Precyzując budzisz się jedynie obwiązana bandażami nasączonymi leczniczymi olejami, leżysz na łóżku szpitalnym na sali z wieloma tego typu łóżkami wypełnionymi mniej lub bardziej chorymi, widzisz kilku weteranów z brakami w kończynach, widzisz młodego chłopaka z rozciętą na ukos twarzą, a także kilku staruszków kaszlących w niebogłosy.
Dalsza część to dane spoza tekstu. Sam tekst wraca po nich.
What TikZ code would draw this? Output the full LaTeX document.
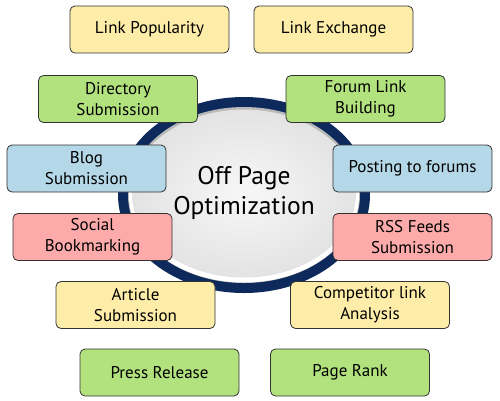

Po sali plączą się trzy aureliańskie siostry piastunki zajmujące się chorymi, ciebie raczej niespecjalnie doglądają. Widzisz, że w drzwiach sali oparty o futrynę stoi człowiek w ciemnych szatach i z chustką na twarzy w kolorze zielonym. Masz wrażenie, że spogląda to na ciebie, to na chłopaka z przeciętą twarzą, to na jedną z sióstr piastunek. Przy bliższym wpatrzeniu weń dostrzegasz, ze mężczyzna ten ma co najmniej jeden sztylet, jedną szpadę i krótki pistolet skałkowy przytroczone do pasa wraz z mieszkiem i jeszcze dwoma woreczkami.
Co robisz ?
Moderator
Na początku rozejrzała się dookoła, a następnie niuchęła te bandaże, którymi jest otoczona. Znając Aurelian to pewnie czysty olej. Od Krwawej damy przynajmniej jakoś się starają i infuzują jakieś zapachy, a to róże a to coś. Ale przede wszystkim, co to za chłopak. Powinna zacząć śpiewać czy coś? Co jak co, ale nie wie, jak inni zareagują. Choć szkoda staruszków i weteranów.. Możnaby osłodzić by im jakoś te chwile życia.
Moderator
Ralph
- To jak, młody? Chcesz na przerwkę czy wolisz jeszcze popracować? Mnie tam wszystko jedno.
Właściciel
Ralph
- Nie, ja moge jeszcze popracować dobry panie. Nie ma co pana tutaj dłużej w tym skwarze trzymać.
Moderator
- "No to ja się tylko piwerka chłodnego napiję, bo ten skwar bezlitosny dzisiaj i będę wam bramę otwierać tak jak Elbert do tej pory." - Rzekł Ralph po czym podszedł do beczułki zimnego lagera i wziął łyka orzeźwiającej substancji.